There are more complex aspects of layout that might apply to Egyptian 
and Mayan.


>     Ogham is either (LTR, TTB) or (BTT, ???).

When written in manuscripts and on computers, Ogham is written as 
Latin is. When inscribed on stone, it is written bottom-to-top, along 
the top of the stone, and then down to the bottom on the other side. 
I don't believe that there are any examples of multiple-line Ogham 
lapidary text. By analogy with the manuscript tradition, I would 
recommend (BTT, LTR) for Ogham vertical columnar display.

>Unicode characters have a default directionality, but both this and the
>override mechanism cover only the horizontal aspect, not the vertical aspect
>or the priority of one over the other.  Thus, Mongolian characters are
>assigned the same directionality code as Latin ("L") even though the TTB
>directionality takes precedence over the LTR, the opposite of Latin.
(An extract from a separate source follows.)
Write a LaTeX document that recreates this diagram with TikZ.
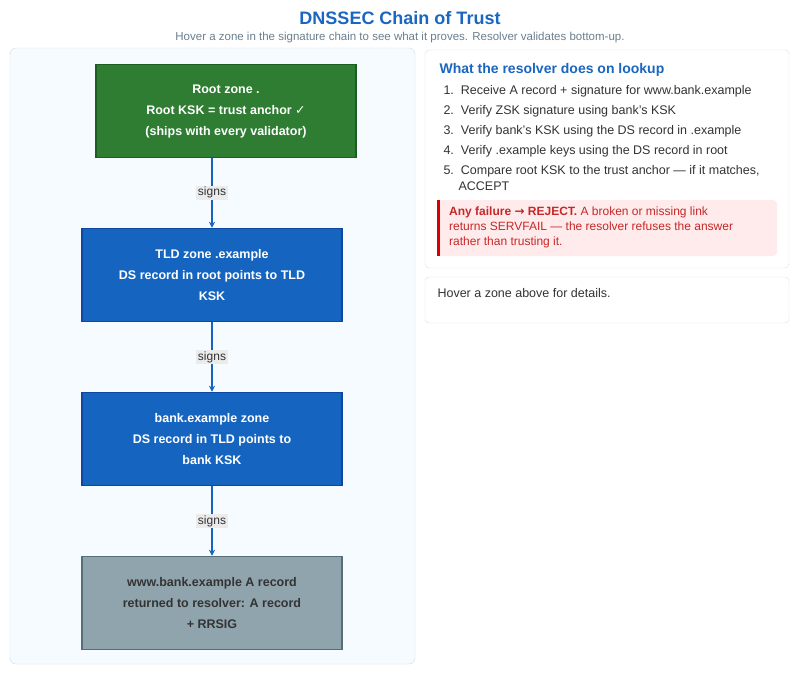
\documentclass[tikz,border=0pt]{standalone}
\usepackage{fontspec}
\setmainfont{Liberation Sans}
\newfontfamily\djv{DejaVu Sans}
\usetikzlibrary{arrows.meta}
\definecolor{tblue}{HTML}{1A66C0}
\definecolor{zblue}{HTML}{1565C0}
\definecolor{zblueb}{HTML}{0D47A1}
\definecolor{zgreen}{HTML}{2E7D32}
\definecolor{zgreenb}{HTML}{1B5E20}
\definecolor{zgray}{HTML}{90A4AE}
\definecolor{zgrayb}{HTML}{546E7A}
\definecolor{txt}{HTML}{333333}
\definecolor{sub}{HTML}{6B7F8E}
\definecolor{redt}{HTML}{C62828}
\begin{document}
\begin{tikzpicture}[x=1pt,y=-1pt,
  zone/.style={draw=#1,line width=1.5pt,minimum width=260pt,minimum height=93pt,align=center,font=\bfseries\fontsize{12.5}{21}\selectfont,text=white},
  conn/.style={draw=zblue,line width=1.6pt,-{Stealth[length=6pt,width=6pt]}},
  lab/.style={fill=black!8,inner sep=1.5pt,font=\fontsize{12}{14}\selectfont,text=txt},
  panel/.style={draw=black!12,rounded corners=4pt,fill=white},
  item/.style={anchor=west,font=\fontsize{12.5}{15}\selectfont,text=txt,align=left}]
\useasboundingbox[fill=white] (0,0) rectangle (800,672);
\node[font=\bfseries\fontsize{18}{20}\selectfont,text=tblue] (title) at (400,18) {DNSSEC Chain of Trust};
\node[font=\fontsize{11.5}{13}\selectfont,text=sub] (subt) at (400,38) {Hover a zone in the signature chain to see what it proves. Resolver validates bottom-up.};
\path[draw=black!15,fill=blue!40!cyan!4,rounded corners=6pt] (10,48) rectangle (415,664);
\node[zone=zgreenb,fill=zgreen] (root) at (226,111) {Root zone .\\Root KSK = trust anchor {\djv ✓}\\(ships with every validator)};
\node[zone=zblueb,fill=zblue] (tld) at (212,275) {TLD zone .example\\DS record in root points to TLD\\KSK};
\node[zone=zblueb,fill=zblue] (bank) at (212,439) {bank.example zone\\DS record in TLD points to\\bank KSK};
\node[zone=zgrayb,fill=zgray,text=txt] (www) at (212,603) {www.bank.example A record\\returned to resolver: A record\\+ RRSIG};
\draw[conn] (212,158) -- node[lab]{signs} (tld.north);
\draw[conn] (tld) -- node[lab]{signs} (bank);
\draw[conn] (bank) -- node[lab]{signs} (www);
\path[panel] (425,50) rectangle (789,268);
\node[anchor=west,font=\bfseries\fontsize{14}{16}\selectfont,text=tblue] (h) at (436,70) {What the resolver does on lookup};
\node[item] (i1) at (440,91) {1.\ \ Receive A record + signature for www.bank.example};
\node[item] (i2) at (440,111) {2.\ \ Verify ZSK signature using bank's KSK};
\node[item] (i3) at (440,131) {3.\ \ Verify bank's KSK using the DS record in .example};
\node[item] (i4) at (440,151) {4.\ \ Verify .example keys using the DS record in root};
\node[item] (i5) at (440,171) {5.\ \ Compare root KSK to the trust anchor — if it matches,};
\node[item] (i6) at (455,186) {ACCEPT};
\path[fill=red!8,rounded corners=4pt] (437,200) rectangle (777,256);
\path[fill=red!85!black] (437,200) rectangle (440,256);
\node[anchor=north west,align=left,font=\fontsize{12}{15}\selectfont,text=redt,inner sep=0pt] (fail) at (449,207) {\textbf{Any failure {\djv →} REJECT.} A broken or missing link\\returns SERVFAIL — the resolver refuses the answer\\rather than trusting it.};
\path[panel] (425,277) rectangle (789,323);
\node[anchor=west,font=\fontsize{12.5}{15}\selectfont,text=txt] (hint) at (434,293) {Hover a zone above for details.};
\end{tikzpicture}
\end{document}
Not in mixed Latin/Mongolian text. Mongolians do interesting things 
too with Latin words in predominantly Mongolan text. But it seems 
that the whole thing is done by rotating the whole text field.

>And there is no plain-text way to indicate the alternative directionality of
>Ogham or Han.

I think it is a question of DTP layout for Ogham, at least.